Aller au contenu

Ç’t’à ton tour, Albertine !

Albertine in Five Times, une version déguisée mais touchante présentée au Tuesday Night Café.

Crédit photo: Eric Chad

Albertine en 5 temps, pièce centrale de l’œuvre de Michel Tremblay, est considérée comme l’un des chefs‑d’œuvre de l’auteur. Albertine, quant à elle, est peut-être le personnage canadien le plus joué sur les scènes du pays. L’équipe du Tuesday Night Café, une compagnie de théâtre dirigée par des étudiants en partenariat avec le département d’études anglaises de McGill, a décidé de s’attaquer à ce classique de la littérature québécoise.

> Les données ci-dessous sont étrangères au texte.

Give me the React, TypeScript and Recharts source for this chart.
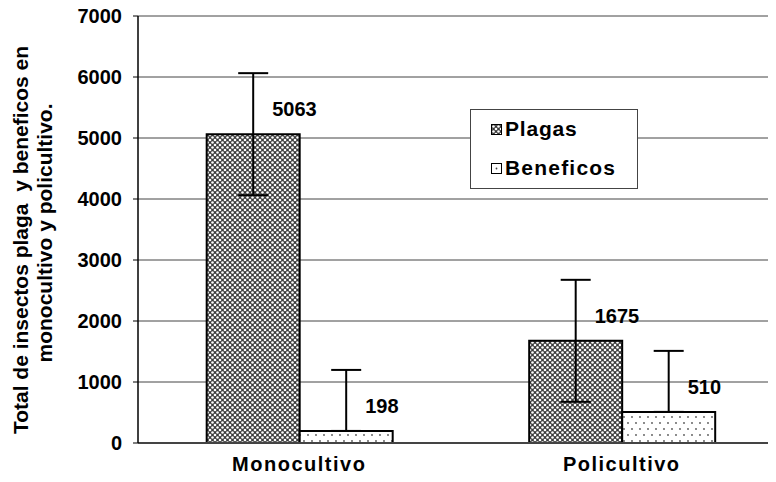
import React from "react";
import {
  BarChart,
  Bar,
  XAxis,
  YAxis,
  CartesianGrid,
  ErrorBar,
  LabelList,
  Legend,
} from "recharts";

const categories = ["Monocultivo", "Policultivo"];
const plagas = [5063, 1675];
const beneficos = [198, 510];
const plagasError = [1000, 1000];
const beneficosError = [1000, 1000];
const yTicks = [0, 1000, 2000, 3000, 4000, 5000, 6000, 7000];

const data = categories.map((name, i) => ({
  name,
  plagas: plagas[i],
  beneficos: beneficos[i],
  plagasErr: plagasError[i],
  // only the upper whisker is drawn for beneficos
  beneficosErr: [0, beneficosError[i]],
}));

const FONT = "'Liberation Sans', Arial, sans-serif";

const renderValue = (props: any) => {
  const { x, y, width, value } = props;
  return (
    <text
      x={x + width / 2 + 19}
      y={y - 25}
      fontFamily={FONT}
      fontSize={20}
      fontWeight="bold"
      fill="#000"
      dominantBaseline="central"
    >
      {value}
    </text>
  );
};

const YTitle = () => (
  <g fontFamily={FONT} fontSize={21} fontWeight="bold" fill="#000">
    <text
      transform="translate(20,240) rotate(-90)"
      textAnchor="middle"
      dominantBaseline="central"
      xmlSpace="preserve"
      style={{ whiteSpace: "pre" }}
    >
      {"Total de insectos plaga  y beneficos en"}
    </text>
    <text
      transform="translate(44,233) rotate(-90)"
      textAnchor="middle"
      dominantBaseline="central"
    >
      monocultivo y policultivo.
    </text>
  </g>
);

const LegendBox = () => (
  <div
    style={{
      width: 168,
      height: 80,
      border: "1px solid #444",
      background: "#fff",
      boxSizing: "border-box",
      fontFamily: FONT,
      fontSize: 21,
      fontWeight: "bold",
      paddingLeft: 20,
      letterSpacing: 0.8,
    }}
  >
    <div style={{ display: "flex", alignItems: "center", height: 38 }}>
      <svg width={11} height={11} style={{ marginRight: 3 }}>
        <rect x={0.5} y={0.5} width={10} height={10} fill="url(#plagasFill)" stroke="#000" />
      </svg>
      <span>Plagas</span>
    </div>
    <div style={{ display: "flex", alignItems: "center", height: 40 }}>
      <svg width={11} height={11} style={{ marginRight: 3 }}>
        <rect x={0.5} y={0.5} width={10} height={10} fill="#fff" stroke="#000" />
        <circle cx={5.5} cy={5.5} r={0.9} fill="#444" />
      </svg>
      <span style={{ letterSpacing: 1.2 }}>Beneficos</span>
    </div>
  </div>
);

export default function App() {
  return (
    <div style={{ width: 776, height: 482, overflow: "hidden", margin: -8, position: "relative" }}>
      <BarChart
        width={783}
        height={482}
        data={data}
        margin={{ top: 16, right: 0, bottom: 0, left: 0 }}
        barGap={0}
        barCategoryGap="21.3%"
      >
        <defs>
          <pattern id="plagasFill" width={5} height={5} patternUnits="userSpaceOnUse">
            <rect width={5} height={5} fill="#3c3c3c" />
            <circle cx={2.5} cy={2.5} r={1.3} fill="#fff" />
            <circle cx={0} cy={0} r={1.3} fill="#fff" />
            <circle cx={5} cy={0} r={1.3} fill="#fff" />
            <circle cx={0} cy={5} r={1.3} fill="#fff" />
            <circle cx={5} cy={5} r={1.3} fill="#fff" />
          </pattern>
          <pattern id="beneficosFill" width={16} height={12} patternUnits="userSpaceOnUse">
            <rect width={16} height={12} fill="#fff" />
            <circle cx={4} cy={3} r={0.9} fill="#555" />
            <circle cx={12} cy={3} r={0.9} fill="#555" />
            <circle cx={0} cy={9} r={0.9} fill="#555" />
            <circle cx={8} cy={9} r={0.9} fill="#555" />
            <circle cx={16} cy={9} r={0.9} fill="#555" />
          </pattern>
        </defs>
        <CartesianGrid vertical={false} stroke="#444" strokeWidth={1} />
        <XAxis
          dataKey="name"
          height={39}
          tickLine={false}
          tickSize={0}
          tickMargin={14}
          axisLine={{ stroke: "#444", strokeWidth: 2 }}
          tick={{
            fontFamily: FONT,
            fontSize: 20,
            fontWeight: "bold",
            fill: "#000",
            letterSpacing: 1.5,
          }}
        />
        <YAxis
          width={138}
          domain={[0, 7000]}
          ticks={yTicks}
          interval={0}
          tickSize={5}
          tickMargin={11}
          axisLine={{ stroke: "#000", strokeWidth: 1.5 }}
          tickLine={{ stroke: "#000" }}
          tick={{ fontFamily: FONT, fontSize: 20, fontWeight: "bold", fill: "#000" }}
          label={{ content: <YTitle /> }}
        />
        <Legend
          layout="vertical"
          align="center"
          verticalAlign="middle"
          wrapperStyle={{ left: 470, top: 109, width: 168, height: 80 }}
          content={<LegendBox />}
        />
        <Bar
          dataKey="plagas"
          name="Plagas"
          fill="url(#plagasFill)"
          stroke="#000"
          strokeWidth={2}
          isAnimationActive={false}
        >
          <ErrorBar dataKey="plagasErr" width={15} stroke="#000" strokeWidth={2} />
          <LabelList dataKey="plagas" content={renderValue} />
        </Bar>
        <Bar
          dataKey="beneficos"
          name="Beneficos"
          fill="url(#beneficosFill)"
          stroke="#000"
          strokeWidth={2}
          isAnimationActive={false}
        >
          <ErrorBar dataKey="beneficosErr" width={15} stroke="#000" strokeWidth={2} />
          <LabelList dataKey="beneficos" content={renderValue} />
        </Bar>
      </BarChart>
    </div>
  );
}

Une entreprise audacieuse étant donnée la renommée de la pièce et le fait qu’elle sera jouée dans la langue de Shakespeare, sur un campus anglophone au cœur de la Belle Province.

Crédit photo : Eric Chad

Le verdict ? Même si le rythme tombe parfois  à plat, l’ensemble de la performance est quasi-impeccable. Le tout rendant bien l’essence d’un texte fort et d’une traduction fidèle.

Si cette version traduite fonctionne bien, c’est grâce à la qualité de son texte. Albertine se retrouve à 70 ans en maison de retraite. Seule pour sa première nuit dans ce nouvel univers, elle y fait l’état de sa vie en compagnie de ses fantômes. Les Albertine de ses 30, 40, 50 et 60 ans, ainsi que sa sœur Madeleine, son éternelle confidente, se rencontrent. Certaines sont optimistes, d’autres désillusionnées, pour faire le point sur les différentes étapes de leur existence. La pièce constitue une critique sociale du rôle de la femme dans la société québécoise des années 30 et 40. C’est un cri du cœur venant d’une femme dépossédée de sa destinée qu’elle voit plutôt régie par les normes d’une société elle-même plongée dans la Grande noirceur.

Dès l’entrée en salle, on voit que la pièce sera jouée dans les règles de l’art : le décor est typiquement « tremblayen » et La Bastringue, jouée en boucle, fait office de trame sonore. Le casting est mené avec brio et chacune des comédiennes représente bien physiquement  Albertine dans toutes les étapes de sa vie. La mise en scène, de Zoe Erwin-Longstaff est simple, épurée, et laisse toute la place au texte. On y retrouve aussi, à dose calculée (preuve du bon goût et de la maîtrise du genre de madame Erwin-Longstaff) les monologues féminins et l’utilisation du chœur, pratiques propres à Michel Tremblay.

Au début de sa carrière, Michel Tremblay faisait preuve de réticence à voir ses pièces traduites et interprétées en anglais. Cette peur est compréhensible ; la plupart des œuvres de l’auteur dépeignent la réalité du quartier populaire francophone du Plateau Mont-Royal. Ce que le TNC Theatre illustre avec habileté grâce à sa production de Albertine in 5 Times, c’est que Michel Tremblay est tout aussi crédible, poignant et pertinent, même si ses pièces ne sont pas en « joual ».